For Quicke, comprehensivisation was 'a step in the right direction' and, while he remains 'committed to the establishment of a more democratic and socially just education system' (p.232), he warns that progress is not inevitable:
recent 'reforms' in the curriculum, assessment system and governance of schools may have put the clock back. At the time of writing an odd combination of nostalgia, social amnesia and revisionism is pervasive in certain political circles and support for grammar schools seems to be on rise (p.232).
He concludes by quoting his own submission to the reunion survey:
After leaving school I went straight to the University of Leeds ... It was the 1960s, and like many of my contemporaries I wanted to 'change the world' and became increasingly involved with radical politics throughout the decade ... Although I've mellowed in late middle age, I am still working for a more equal and free society - an ex-grammar school boy vehemently opposed to grammar schools! (p.233).

Comment

Quicke describes Grammar School Boy as 'a memoir of personal and social development' and much of it is therefore inevitably of a personal nature.

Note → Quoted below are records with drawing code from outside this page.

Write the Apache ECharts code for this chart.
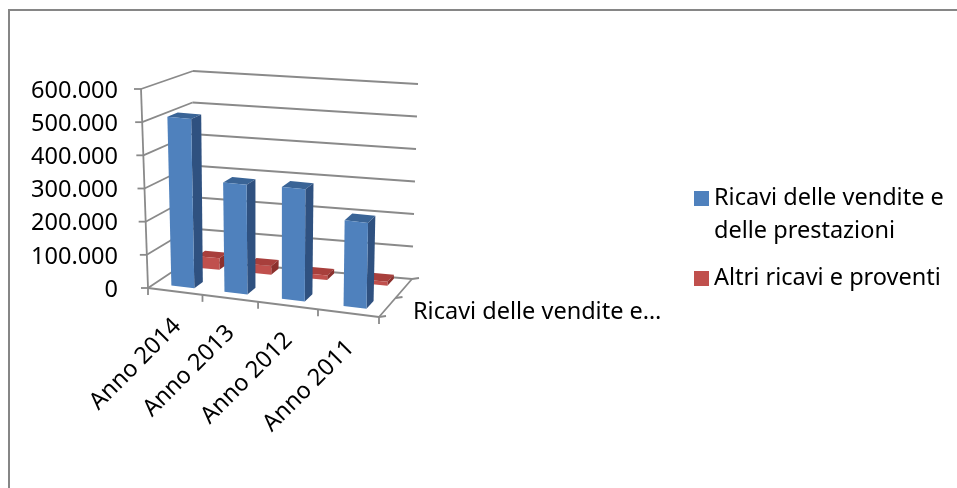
<!DOCTYPE html>
<html>
<head>
<meta charset="utf-8">
<style>
  html, body { margin: 0; padding: 0; background: #fff; }
  #chart { width: 957px; height: 488px; }
</style>
<script src="https://cdn.jsdelivr.net/npm/echarts@6/dist/echarts.min.js"></script>
</head>
<body>
<div id="chart"></div>
<script>
const categories = ["Anno 2014", "Anno 2013", "Anno 2012", "Anno 2011"];
const ricaviVendite = [512000, 330000, 335000, 255000];
const altriRicavi = [36000, 27000, 14000, 12000];
const yTicks = [0, 100000, 200000, 300000, 400000, 500000, 600000];
const depthLabel = "Ricavi delle vendite e…";
const nameVendite = "Ricavi delle vendite e\ndelle prestazioni";
const nameAltri = "Altri ricavi e proventi";

const FONT = '"Noto Sans", sans-serif';
const FONT_SIZE = 23.5;
const LINE = "#8a8a8a";

// angoli del box 3D: front/back, left/right, bottom/top
const box = {
  flb: [148, 288], flt: [141, 89], frb: [379, 317], frt: [383, 113],
  blb: [190, 260], blt: [193, 71], brb: [412, 279], brt: [418, 84],
};
const mix = (a, b, t) => [a[0] + (b[0] - a[0]) * t, a[1] + (b[1] - a[1]) * t];

// u = lungo le categorie, v = altezza, d = profondita
const project = (u, v, d) => {
  const front = mix(mix(box.flb, box.frb, u), mix(box.flt, box.frt, u), v);
  const back = mix(mix(box.blb, box.brb, u), mix(box.blt, box.brt, u), v);
  return mix(front, back, d);
};
// la prospettiva allarga un po' le categorie verso destra
const warp = (u) => Math.min(1, u * (0.85 + 0.15 * u) + 0.014);

const segment = (a, b, width) => ({
  type: "line",
  shape: { x1: a[0], y1: a[1], x2: b[0], y2: b[1] },
  style: { stroke: LINE, lineWidth: width || 1.8 },
});
const poly = (points, fill) => ({
  type: "polygon",
  shape: { points },
  style: { fill },
});

const uvOf = (api, params, cat, val) => {
  const cs = params.coordSys;
  const pt = api.coord([cat, val]);
  return [(pt[0] - cs.x) / cs.width, (cs.y + cs.height - pt[1]) / cs.height];
};

const renderWall = (params, api) => {
  const v = uvOf(api, params, 0, api.value(1))[1];
  const f = project(0, v, 0);
  const children = [
    segment([f[0] - 7, f[1]], f),
    segment(f, project(0, v, 1)),
    segment(project(0, v, 1), project(1, v, 1)),
  ];
  if (api.value(1) === 0) {
    children.push(segment(project(0, 0, 0), project(0, 1, 0)));
    children.push(segment(project(0, 0, 0), project(1, 0, 0)));
    children.push(segment(project(1, 0, 0), project(1, 0, 1)));
    [0, 0.5, 1].forEach((d) => {
      const p = project(1, 0, d);
      children.push(segment(p, [p[0] + 7, p[1] - 1]));
    });
    const p0 = project(0, 0, 0);
    children.push(segment(p0, [p0[0], p0[1] + 7]));
  }
  return { type: "group", children };
};

const renderCategory = (params, api) => {
  const i = api.value(0);
  const u = uvOf(api, params, i, 0)[0];
  const band = api.size([1, 0])[0] / params.coordSys.width;
  const edge = project(warp(u + band / 2), 0, 0);
  const mid = project(warp(u), 0, 0);
  return {
    type: "group",
    children: [
      segment(edge, [edge[0], edge[1] + 7]),
      {
        type: "text",
        x: mid[0] + 1,
        y: mid[1] + 31,
        rotation: Math.PI / 4,
        style: {
          text: categories[i],
          font: `${FONT_SIZE}px ${FONT}`,
          fill: "#000",
          align: "right",
          verticalAlign: "middle",
        },
      },
    ],
  };
};

const makeBars = (d0, d1, colors) => (params, api) => {
  const uv = uvOf(api, params, api.value(0), api.value(1));
  const uc = warp(uv[0]);
  const u0 = uc - 0.05;
  const u1 = uc + 0.05;
  const v = uv[1];
  return {
    type: "group",
    children: [
      poly([project(u0, v, d0), project(u1, v, d0), project(u1, v, d1), project(u0, v, d1)], colors.top),
      poly([project(u1, 0, d0), project(u1, v, d0), project(u1, v, d1), project(u1, 0, d1)], colors.side),
      poly([project(u0, 0, d0), project(u1, 0, d0), project(u1, v, d0), project(u0, v, d0)], colors.front),
    ],
  };
};

const legendBase = {
  left: 694,
  padding: 0,
  orient: "vertical",
  icon: "rect",
  itemWidth: 15,
  itemHeight: 15,
  itemStyle: { borderWidth: 0 },
  textStyle: { color: "#000", fontFamily: FONT, fontSize: FONT_SIZE, lineHeight: 33 },
};

const chart = echarts.init(document.getElementById("chart"));
chart.setOption({
  animation: false,
  tooltip: { show: false },
  // il grid da solo la scala: le posizioni reali passano da project()
  grid: { left: 120, top: 91, width: 231, height: 199 },
  xAxis: {
    type: "category",
    data: categories,
    axisLine: { show: false },
    axisTick: { show: false },
    axisLabel: { show: false },
    splitLine: { show: false },
  },
  yAxis: {
    type: "value",
    min: 0,
    max: 600000,
    interval: 100000,
    axisLine: { show: false },
    axisTick: { show: false },
    splitLine: { show: false },
    axisLabel: {
      margin: 2,
      color: "#000",
      fontFamily: FONT,
      fontSize: FONT_SIZE,
      formatter: (val) => val.toLocaleString("de-DE"),
    },
  },
  // due legende: il testo su due righe va allineato al quadratino con la prima riga
  legend: [
    {
      ...legendBase,
      top: 149,
      data: [nameVendite],
      formatter: (name) => "\n" + name,
    },
    {
      ...legendBase,
      top: 262,
      data: [nameAltri],
    },
  ],
  graphic: [
    {
      type: "polyline",
      shape: { points: [[9, 488], [9, 10], [957, 10]] },
      style: { stroke: "#868686", lineWidth: 2, fill: null },
    },
    {
      type: "text",
      x: 413,
      y: 312,
      style: {
        text: depthLabel,
        font: `${FONT_SIZE}px ${FONT}`,
        fill: "#000",
        verticalAlign: "middle",
      },
    },
  ],
  series: [
    {
      type: "custom",
      name: "pareti",
      z: 1,
      silent: true,
      renderItem: renderWall,
      data: yTicks.map((v) => [0, v]),
    },
    {
      type: "custom",
      name: "categorie",
      z: 1,
      silent: true,
      renderItem: renderCategory,
      data: categories.map((c, i) => [i, 0]),
    },
    {
      type: "custom",
      name: nameAltri,
      z: 2,
      itemStyle: { color: "#C0504D" },
      renderItem: makeBars(0.78, 0.97, { front: "#C0504D", side: "#8C302D", top: "#A83F3C" }),
      data: altriRicavi.map((v, i) => [i, v]),
    },
    {
      type: "custom",
      name: nameVendite,
      z: 3,
      itemStyle: { color: "#4F81BD" },
      renderItem: makeBars(0.16, 0.37, { front: "#4F81BD", side: "#2F5180", top: "#3A6496" }),
      data: ricaviVendite.map((v, i) => [i, v]),
    },
  ],
});
</script>
</body>
</html>
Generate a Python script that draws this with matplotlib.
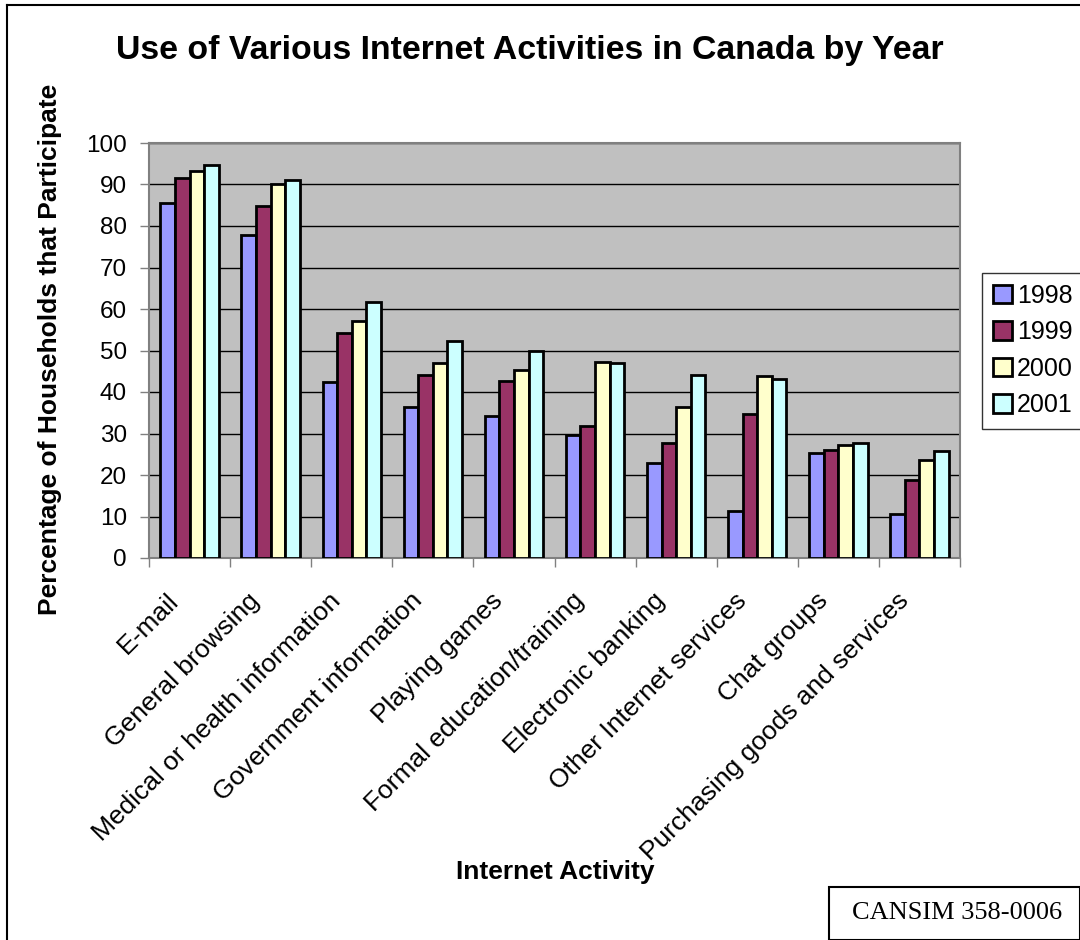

However, it should appeal to a number of different audiences. Its detailed descriptions of the relationships and circumstances of family and friends will appeal to those who enjoy biographies, and the large amount of background information will be of interest to the social historian.

For teachers and others interested in the history of education, its account of the ethos, curriculum and pedagogy of primary, grammar and secondary modern schools in the late 1950s and early 1960s will be a useful resource.

Its central message - that any benefits bestowed by a grammar school education are outweighed by the social damage caused by the practice of selection - is, sadly, one that still needs to be made. The publication of Grammar School Boy is therefore both welcome and timely.

John Quicke has produced an impressive book: his conversational style makes for an enjoyable read, and the text is illustrated by twenty-one photographic plates.